> [What you need to do] Omit all images. Transcribe the rest of the material below exactly.

■ ■ ■

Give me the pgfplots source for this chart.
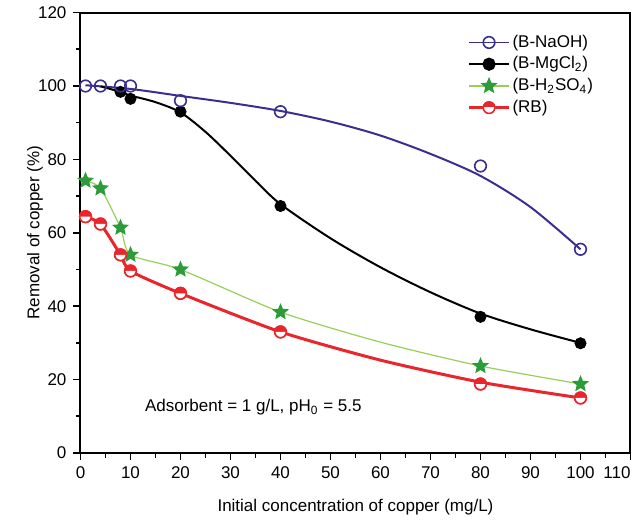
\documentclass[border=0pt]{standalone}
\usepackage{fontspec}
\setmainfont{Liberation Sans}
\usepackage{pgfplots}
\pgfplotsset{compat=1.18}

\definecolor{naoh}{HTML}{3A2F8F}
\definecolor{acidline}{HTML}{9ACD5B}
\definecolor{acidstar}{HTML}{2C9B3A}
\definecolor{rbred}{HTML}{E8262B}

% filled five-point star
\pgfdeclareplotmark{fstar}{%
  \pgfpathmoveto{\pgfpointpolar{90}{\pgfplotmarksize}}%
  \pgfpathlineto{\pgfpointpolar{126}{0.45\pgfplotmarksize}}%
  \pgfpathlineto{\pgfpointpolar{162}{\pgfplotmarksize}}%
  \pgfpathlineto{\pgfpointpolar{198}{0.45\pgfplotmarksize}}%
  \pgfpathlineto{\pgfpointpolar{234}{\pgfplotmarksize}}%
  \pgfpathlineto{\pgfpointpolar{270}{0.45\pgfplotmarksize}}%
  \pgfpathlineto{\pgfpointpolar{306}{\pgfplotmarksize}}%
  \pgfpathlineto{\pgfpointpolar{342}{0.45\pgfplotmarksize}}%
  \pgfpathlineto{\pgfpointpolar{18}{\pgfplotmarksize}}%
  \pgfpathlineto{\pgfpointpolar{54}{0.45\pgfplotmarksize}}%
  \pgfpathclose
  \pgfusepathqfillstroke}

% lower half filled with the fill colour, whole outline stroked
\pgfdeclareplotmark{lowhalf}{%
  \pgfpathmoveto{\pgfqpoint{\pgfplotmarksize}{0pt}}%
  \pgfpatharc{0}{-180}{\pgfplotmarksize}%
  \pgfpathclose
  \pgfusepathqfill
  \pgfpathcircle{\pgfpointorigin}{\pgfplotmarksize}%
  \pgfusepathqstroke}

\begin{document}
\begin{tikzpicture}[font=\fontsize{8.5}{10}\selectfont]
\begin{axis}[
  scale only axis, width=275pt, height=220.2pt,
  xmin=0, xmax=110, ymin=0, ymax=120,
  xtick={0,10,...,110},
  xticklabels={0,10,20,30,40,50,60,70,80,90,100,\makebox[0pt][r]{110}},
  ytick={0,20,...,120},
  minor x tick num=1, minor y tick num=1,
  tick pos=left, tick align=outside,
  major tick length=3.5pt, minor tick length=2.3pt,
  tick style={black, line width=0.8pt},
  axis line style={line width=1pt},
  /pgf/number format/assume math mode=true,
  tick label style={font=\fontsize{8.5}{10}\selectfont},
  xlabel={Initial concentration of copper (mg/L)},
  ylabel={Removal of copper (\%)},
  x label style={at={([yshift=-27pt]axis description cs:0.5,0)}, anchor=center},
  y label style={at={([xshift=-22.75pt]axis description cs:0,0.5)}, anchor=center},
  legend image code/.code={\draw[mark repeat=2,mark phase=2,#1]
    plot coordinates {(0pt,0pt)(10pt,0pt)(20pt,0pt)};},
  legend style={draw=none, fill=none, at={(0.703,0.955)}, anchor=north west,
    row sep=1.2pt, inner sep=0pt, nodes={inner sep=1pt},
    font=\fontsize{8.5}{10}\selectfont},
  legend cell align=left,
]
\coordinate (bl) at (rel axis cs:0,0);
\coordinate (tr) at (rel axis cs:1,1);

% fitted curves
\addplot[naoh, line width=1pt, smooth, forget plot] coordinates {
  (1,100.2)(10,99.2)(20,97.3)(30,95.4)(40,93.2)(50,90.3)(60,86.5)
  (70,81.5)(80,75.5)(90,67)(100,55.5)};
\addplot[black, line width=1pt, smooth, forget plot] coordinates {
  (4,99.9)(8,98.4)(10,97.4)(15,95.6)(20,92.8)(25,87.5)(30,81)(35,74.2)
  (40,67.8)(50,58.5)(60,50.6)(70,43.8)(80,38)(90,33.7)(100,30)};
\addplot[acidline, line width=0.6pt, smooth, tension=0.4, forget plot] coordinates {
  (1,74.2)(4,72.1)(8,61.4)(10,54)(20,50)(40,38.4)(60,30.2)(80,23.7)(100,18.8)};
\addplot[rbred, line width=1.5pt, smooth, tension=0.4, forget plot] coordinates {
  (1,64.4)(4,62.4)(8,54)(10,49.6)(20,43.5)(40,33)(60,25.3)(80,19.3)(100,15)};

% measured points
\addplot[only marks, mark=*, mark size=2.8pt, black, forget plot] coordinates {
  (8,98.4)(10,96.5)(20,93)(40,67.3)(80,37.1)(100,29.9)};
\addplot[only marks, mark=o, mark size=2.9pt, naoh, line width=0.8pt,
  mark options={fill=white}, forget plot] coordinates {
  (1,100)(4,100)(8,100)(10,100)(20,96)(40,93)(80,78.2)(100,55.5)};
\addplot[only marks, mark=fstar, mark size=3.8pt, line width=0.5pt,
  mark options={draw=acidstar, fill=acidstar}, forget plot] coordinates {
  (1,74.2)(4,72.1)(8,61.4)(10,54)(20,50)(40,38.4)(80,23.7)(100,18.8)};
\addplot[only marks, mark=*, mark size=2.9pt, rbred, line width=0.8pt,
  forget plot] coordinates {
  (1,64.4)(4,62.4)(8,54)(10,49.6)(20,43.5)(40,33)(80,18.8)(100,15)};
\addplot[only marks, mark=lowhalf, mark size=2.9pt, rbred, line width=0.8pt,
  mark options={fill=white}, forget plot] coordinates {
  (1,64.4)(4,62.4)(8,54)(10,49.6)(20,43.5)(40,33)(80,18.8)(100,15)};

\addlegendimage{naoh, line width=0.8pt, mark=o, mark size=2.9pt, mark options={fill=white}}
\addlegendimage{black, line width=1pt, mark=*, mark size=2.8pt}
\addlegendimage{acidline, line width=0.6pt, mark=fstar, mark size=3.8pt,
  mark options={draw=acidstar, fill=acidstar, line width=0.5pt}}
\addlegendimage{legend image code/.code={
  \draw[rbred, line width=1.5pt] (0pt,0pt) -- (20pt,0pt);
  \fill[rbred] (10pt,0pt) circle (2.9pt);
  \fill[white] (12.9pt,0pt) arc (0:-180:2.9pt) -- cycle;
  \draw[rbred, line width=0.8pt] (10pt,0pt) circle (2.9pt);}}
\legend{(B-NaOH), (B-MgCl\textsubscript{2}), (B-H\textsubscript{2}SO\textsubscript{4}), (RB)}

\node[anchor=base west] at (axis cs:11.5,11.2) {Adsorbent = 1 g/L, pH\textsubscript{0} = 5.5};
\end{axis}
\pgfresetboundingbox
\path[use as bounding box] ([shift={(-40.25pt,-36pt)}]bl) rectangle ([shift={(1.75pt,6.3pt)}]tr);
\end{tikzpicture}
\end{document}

■ ■ ■

> [Solution to this task]
Give me the pgfplots source for this chart.
\documentclass[border=0pt]{standalone}
\usepackage{fontspec}
\setmainfont{Liberation Sans}
\usepackage{pgfplots}
\pgfplotsset{compat=1.18}

\definecolor{naoh}{HTML}{3A2F8F}
\definecolor{acidline}{HTML}{9ACD5B}
\definecolor{acidstar}{HTML}{2C9B3A}
\definecolor{rbred}{HTML}{E8262B}

% filled five-point star
\pgfdeclareplotmark{fstar}{%
  \pgfpathmoveto{\pgfpointpolar{90}{\pgfplotmarksize}}%
  \pgfpathlineto{\pgfpointpolar{126}{0.45\pgfplotmarksize}}%
  \pgfpathlineto{\pgfpointpolar{162}{\pgfplotmarksize}}%
  \pgfpathlineto{\pgfpointpolar{198}{0.45\pgfplotmarksize}}%
  \pgfpathlineto{\pgfpointpolar{234}{\pgfplotmarksize}}%
  \pgfpathlineto{\pgfpointpolar{270}{0.45\pgfplotmarksize}}%
  \pgfpathlineto{\pgfpointpolar{306}{\pgfplotmarksize}}%
  \pgfpathlineto{\pgfpointpolar{342}{0.45\pgfplotmarksize}}%
  \pgfpathlineto{\pgfpointpolar{18}{\pgfplotmarksize}}%
  \pgfpathlineto{\pgfpointpolar{54}{0.45\pgfplotmarksize}}%
  \pgfpathclose
  \pgfusepathqfillstroke}

% lower half filled with the fill colour, whole outline stroked
\pgfdeclareplotmark{lowhalf}{%
  \pgfpathmoveto{\pgfqpoint{\pgfplotmarksize}{0pt}}%
  \pgfpatharc{0}{-180}{\pgfplotmarksize}%
  \pgfpathclose
  \pgfusepathqfill
  \pgfpathcircle{\pgfpointorigin}{\pgfplotmarksize}%
  \pgfusepathqstroke}

\begin{document}
\begin{tikzpicture}[font=\fontsize{8.5}{10}\selectfont]
\begin{axis}[
  scale only axis, width=275pt, height=220.2pt,
  xmin=0, xmax=110, ymin=0, ymax=120,
  xtick={0,10,...,110},
  xticklabels={0,10,20,30,40,50,60,70,80,90,100,\makebox[0pt][r]{110}},
  ytick={0,20,...,120},
  minor x tick num=1, minor y tick num=1,
  tick pos=left, tick align=outside,
  major tick length=3.5pt, minor tick length=2.3pt,
  tick style={black, line width=0.8pt},
  axis line style={line width=1pt},
  /pgf/number format/assume math mode=true,
  tick label style={font=\fontsize{8.5}{10}\selectfont},
  xlabel={Initial concentration of copper (mg/L)},
  ylabel={Removal of copper (\%)},
  x label style={at={([yshift=-27pt]axis description cs:0.5,0)}, anchor=center},
  y label style={at={([xshift=-22.75pt]axis description cs:0,0.5)}, anchor=center},
  legend image code/.code={\draw[mark repeat=2,mark phase=2,#1]
    plot coordinates {(0pt,0pt)(10pt,0pt)(20pt,0pt)};},
  legend style={draw=none, fill=none, at={(0.703,0.955)}, anchor=north west,
    row sep=1.2pt, inner sep=0pt, nodes={inner sep=1pt},
    font=\fontsize{8.5}{10}\selectfont},
  legend cell align=left,
]
\coordinate (bl) at (rel axis cs:0,0);
\coordinate (tr) at (rel axis cs:1,1);

% fitted curves
\addplot[naoh, line width=1pt, smooth, forget plot] coordinates {
  (1,100.2)(10,99.2)(20,97.3)(30,95.4)(40,93.2)(50,90.3)(60,86.5)
  (70,81.5)(80,75.5)(90,67)(100,55.5)};
\addplot[black, line width=1pt, smooth, forget plot] coordinates {
  (4,99.9)(8,98.4)(10,97.4)(15,95.6)(20,92.8)(25,87.5)(30,81)(35,74.2)
  (40,67.8)(50,58.5)(60,50.6)(70,43.8)(80,38)(90,33.7)(100,30)};
\addplot[acidline, line width=0.6pt, smooth, tension=0.4, forget plot] coordinates {
  (1,74.2)(4,72.1)(8,61.4)(10,54)(20,50)(40,38.4)(60,30.2)(80,23.7)(100,18.8)};
\addplot[rbred, line width=1.5pt, smooth, tension=0.4, forget plot] coordinates {
  (1,64.4)(4,62.4)(8,54)(10,49.6)(20,43.5)(40,33)(60,25.3)(80,19.3)(100,15)};

% measured points
\addplot[only marks, mark=*, mark size=2.8pt, black, forget plot] coordinates {
  (8,98.4)(10,96.5)(20,93)(40,67.3)(80,37.1)(100,29.9)};
\addplot[only marks, mark=o, mark size=2.9pt, naoh, line width=0.8pt,
  mark options={fill=white}, forget plot] coordinates {
  (1,100)(4,100)(8,100)(10,100)(20,96)(40,93)(80,78.2)(100,55.5)};
\addplot[only marks, mark=fstar, mark size=3.8pt, line width=0.5pt,
  mark options={draw=acidstar, fill=acidstar}, forget plot] coordinates {
  (1,74.2)(4,72.1)(8,61.4)(10,54)(20,50)(40,38.4)(80,23.7)(100,18.8)};
\addplot[only marks, mark=*, mark size=2.9pt, rbred, line width=0.8pt,
  forget plot] coordinates {
  (1,64.4)(4,62.4)(8,54)(10,49.6)(20,43.5)(40,33)(80,18.8)(100,15)};
\addplot[only marks, mark=lowhalf, mark size=2.9pt, rbred, line width=0.8pt,
  mark options={fill=white}, forget plot] coordinates {
  (1,64.4)(4,62.4)(8,54)(10,49.6)(20,43.5)(40,33)(80,18.8)(100,15)};

\addlegendimage{naoh, line width=0.8pt, mark=o, mark size=2.9pt, mark options={fill=white}}
\addlegendimage{black, line width=1pt, mark=*, mark size=2.8pt}
\addlegendimage{acidline, line width=0.6pt, mark=fstar, mark size=3.8pt,
  mark options={draw=acidstar, fill=acidstar, line width=0.5pt}}
\addlegendimage{legend image code/.code={
  \draw[rbred, line width=1.5pt] (0pt,0pt) -- (20pt,0pt);
  \fill[rbred] (10pt,0pt) circle (2.9pt);
  \fill[white] (12.9pt,0pt) arc (0:-180:2.9pt) -- cycle;
  \draw[rbred, line width=0.8pt] (10pt,0pt) circle (2.9pt);}}
\legend{(B-NaOH), (B-MgCl\textsubscript{2}), (B-H\textsubscript{2}SO\textsubscript{4}), (RB)}

\node[anchor=base west] at (axis cs:11.5,11.2) {Adsorbent = 1 g/L, pH\textsubscript{0} = 5.5};
\end{axis}
\pgfresetboundingbox
\path[use as bounding box] ([shift={(-40.25pt,-36pt)}]bl) rectangle ([shift={(1.75pt,6.3pt)}]tr);
\end{tikzpicture}
\end{document}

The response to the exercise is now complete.